Cultivating a highly skilled workforce will be crucial to attracting FDI to high value-added sectors, as one of Vietnam’s primary shortfalls in terms of attracting FDI to high-value areas is a lack of skilled workers. In this regard, it trails far behind China, Singapore, Malaysia and Thailand. Reports indicate an acute skills gap as international firms in the technical, professional and managerial spheres find a mismatch in the skills needed and those of Vietnamese workers. A framework for skills development and training workers aligned to the economy’s long-term vision will be essential to luring FDI into high-tech industries.

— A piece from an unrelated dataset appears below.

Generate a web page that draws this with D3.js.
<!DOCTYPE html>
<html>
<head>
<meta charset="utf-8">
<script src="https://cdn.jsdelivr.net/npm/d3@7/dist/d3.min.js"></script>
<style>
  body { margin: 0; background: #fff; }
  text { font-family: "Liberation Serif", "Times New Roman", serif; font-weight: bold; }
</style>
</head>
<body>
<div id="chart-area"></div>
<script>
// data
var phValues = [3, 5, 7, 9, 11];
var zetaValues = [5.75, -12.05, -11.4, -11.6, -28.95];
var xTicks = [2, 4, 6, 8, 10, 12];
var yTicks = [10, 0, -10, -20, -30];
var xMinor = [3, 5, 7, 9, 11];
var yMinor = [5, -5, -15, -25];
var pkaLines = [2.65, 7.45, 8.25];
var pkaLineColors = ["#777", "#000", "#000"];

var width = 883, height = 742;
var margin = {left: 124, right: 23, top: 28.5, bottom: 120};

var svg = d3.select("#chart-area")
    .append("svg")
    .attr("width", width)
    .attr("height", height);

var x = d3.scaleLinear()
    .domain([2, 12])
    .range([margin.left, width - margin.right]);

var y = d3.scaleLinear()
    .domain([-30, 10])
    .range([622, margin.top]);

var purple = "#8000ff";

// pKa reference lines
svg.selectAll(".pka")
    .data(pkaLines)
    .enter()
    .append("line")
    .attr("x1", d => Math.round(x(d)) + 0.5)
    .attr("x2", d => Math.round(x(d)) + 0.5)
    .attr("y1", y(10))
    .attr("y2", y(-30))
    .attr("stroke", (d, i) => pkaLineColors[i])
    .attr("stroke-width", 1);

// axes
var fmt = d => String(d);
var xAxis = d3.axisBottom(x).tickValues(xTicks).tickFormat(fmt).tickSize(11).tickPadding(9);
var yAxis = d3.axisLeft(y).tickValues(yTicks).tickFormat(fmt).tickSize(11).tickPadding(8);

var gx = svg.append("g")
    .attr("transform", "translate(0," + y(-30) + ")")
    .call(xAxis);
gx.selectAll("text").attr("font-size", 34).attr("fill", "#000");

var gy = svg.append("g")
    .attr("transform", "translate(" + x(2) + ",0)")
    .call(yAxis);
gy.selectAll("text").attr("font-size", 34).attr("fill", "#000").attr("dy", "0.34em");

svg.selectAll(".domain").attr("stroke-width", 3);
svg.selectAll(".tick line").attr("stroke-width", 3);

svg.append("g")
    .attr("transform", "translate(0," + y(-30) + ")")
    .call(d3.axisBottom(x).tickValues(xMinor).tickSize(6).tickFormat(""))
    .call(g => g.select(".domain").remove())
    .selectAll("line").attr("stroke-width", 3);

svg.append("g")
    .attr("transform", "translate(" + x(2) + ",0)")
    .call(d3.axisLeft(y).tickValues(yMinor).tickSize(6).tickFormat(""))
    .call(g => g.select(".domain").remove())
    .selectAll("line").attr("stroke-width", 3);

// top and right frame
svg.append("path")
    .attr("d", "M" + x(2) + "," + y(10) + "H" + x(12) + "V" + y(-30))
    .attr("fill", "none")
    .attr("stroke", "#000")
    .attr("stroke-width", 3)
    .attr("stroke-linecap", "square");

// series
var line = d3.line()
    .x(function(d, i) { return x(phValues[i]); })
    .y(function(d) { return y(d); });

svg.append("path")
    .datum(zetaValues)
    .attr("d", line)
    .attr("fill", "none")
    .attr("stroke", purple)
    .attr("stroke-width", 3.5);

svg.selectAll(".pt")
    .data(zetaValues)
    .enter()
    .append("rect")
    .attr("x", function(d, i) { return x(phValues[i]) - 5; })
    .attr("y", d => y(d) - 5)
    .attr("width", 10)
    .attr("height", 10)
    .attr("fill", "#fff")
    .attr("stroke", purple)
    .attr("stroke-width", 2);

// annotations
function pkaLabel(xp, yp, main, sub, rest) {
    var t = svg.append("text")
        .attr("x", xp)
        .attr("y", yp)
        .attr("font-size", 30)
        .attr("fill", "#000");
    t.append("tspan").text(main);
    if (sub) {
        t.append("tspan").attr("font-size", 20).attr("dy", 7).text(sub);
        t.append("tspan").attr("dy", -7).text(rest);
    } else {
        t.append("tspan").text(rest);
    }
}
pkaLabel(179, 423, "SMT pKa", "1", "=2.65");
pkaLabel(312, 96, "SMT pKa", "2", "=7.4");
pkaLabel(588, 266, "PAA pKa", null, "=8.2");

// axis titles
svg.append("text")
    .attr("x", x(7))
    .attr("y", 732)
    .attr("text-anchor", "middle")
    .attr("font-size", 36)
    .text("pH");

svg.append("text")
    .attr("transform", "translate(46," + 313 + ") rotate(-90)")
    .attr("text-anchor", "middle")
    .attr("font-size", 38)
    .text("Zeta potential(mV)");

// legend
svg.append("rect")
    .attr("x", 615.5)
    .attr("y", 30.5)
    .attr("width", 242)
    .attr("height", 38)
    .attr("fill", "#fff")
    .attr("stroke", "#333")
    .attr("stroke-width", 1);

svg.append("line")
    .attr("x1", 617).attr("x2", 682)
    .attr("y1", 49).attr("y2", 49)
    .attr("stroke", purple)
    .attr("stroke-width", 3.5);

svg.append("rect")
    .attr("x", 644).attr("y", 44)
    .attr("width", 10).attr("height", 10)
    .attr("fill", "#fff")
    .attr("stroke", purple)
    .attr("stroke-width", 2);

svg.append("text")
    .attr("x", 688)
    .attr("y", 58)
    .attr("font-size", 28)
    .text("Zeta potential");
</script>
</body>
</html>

Vietnam was the second most attractive destination for foreign investors among ASEAN countries in 2016, losing out to Singapore for the top spot. Vietnam’s business environment has significantly improved, propelling the country to number 68 out of 190 in the World Bank’s 2018 “Ease of Doing Business” report, a big jump up from a ranking of 82 just one year ago. While strides have been made in improving access to credit and electricity, and enhancing the tax system and procedures for enforcing contracts, Vietnam’s ranking is well below Singapore’s. Vietnam lags behind Singapore in every category of the index, signaling the need for faster progress in these areas to make it a bigger magnet for attracting FDI.

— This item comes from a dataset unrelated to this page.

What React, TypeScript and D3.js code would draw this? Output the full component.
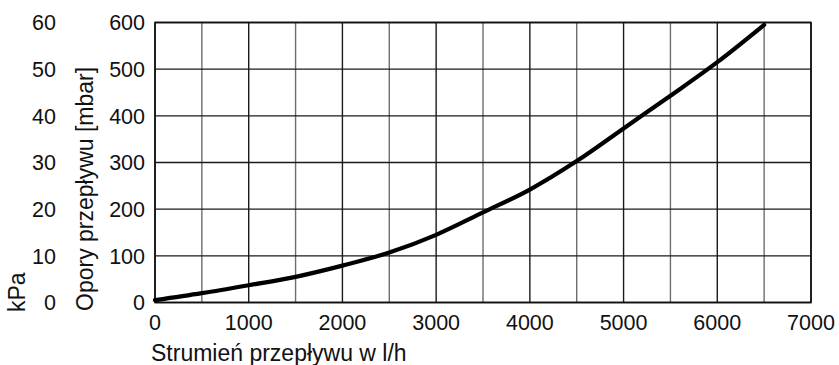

A complicated and unclear licensing environment, along with corruption, continue to impede investment, which helps explains Vietnam’s low ranking for starting a business. These are key areas of improvement; others include an improvement in trading across borders, protection of minority investors and resolving insolvency. Addressing these issues, together with upskilling the workforce amid a continued expansion in trade and investment liberalization, will be critical to attracting higher FDI inflows and keeping the economy on track to achieving its long-term vision.
Vietnam Economic Outlook
A surge in foreign investment inflows—amounting to USD 33.09 billion in the first eleven months of the year—is keeping the economy on a robust expansion path. Reports indicate that the processing and manufacturing sectors have been the biggest beneficiaries of the inflows. November recorded another month of stellar year-on-year industrial production growth, which hit the highest rate in close to three years, driven by a jump in manufacturing output. On the downside, the mining and quarrying sector contracted in November after expanding for the first time in 22 months in October, as the downturn in the oil and gas industry persists. Seeking to boost overall productivity and diversify the economy away from labor-intensive industries into high-value added sectors, Vietnam’s Ministry of Planning and Investment is currently formulating a new Foreign Direct Investment (FDI) strategy for 2018–2023, with assistance from the World Bank. The strategy will be specifically aimed at encouraging foreign investment into high-tech industries.
Vietnam Economic Growth
The economy is expected to grow at a strong pace next year, thanks to a record expansion in FDI inflows and a robust performance in exports. A weak banking sector, embroiled by a high proliferation of non-performing loans, and the ongoing boom in private sector credit continue to be downside risks to financial stability, however. FocusEconomics panelists expect the economy to expand 6.5% in 2018, which is up 0.1 percentage points from last month’s forecast, and 6.6% in 2019.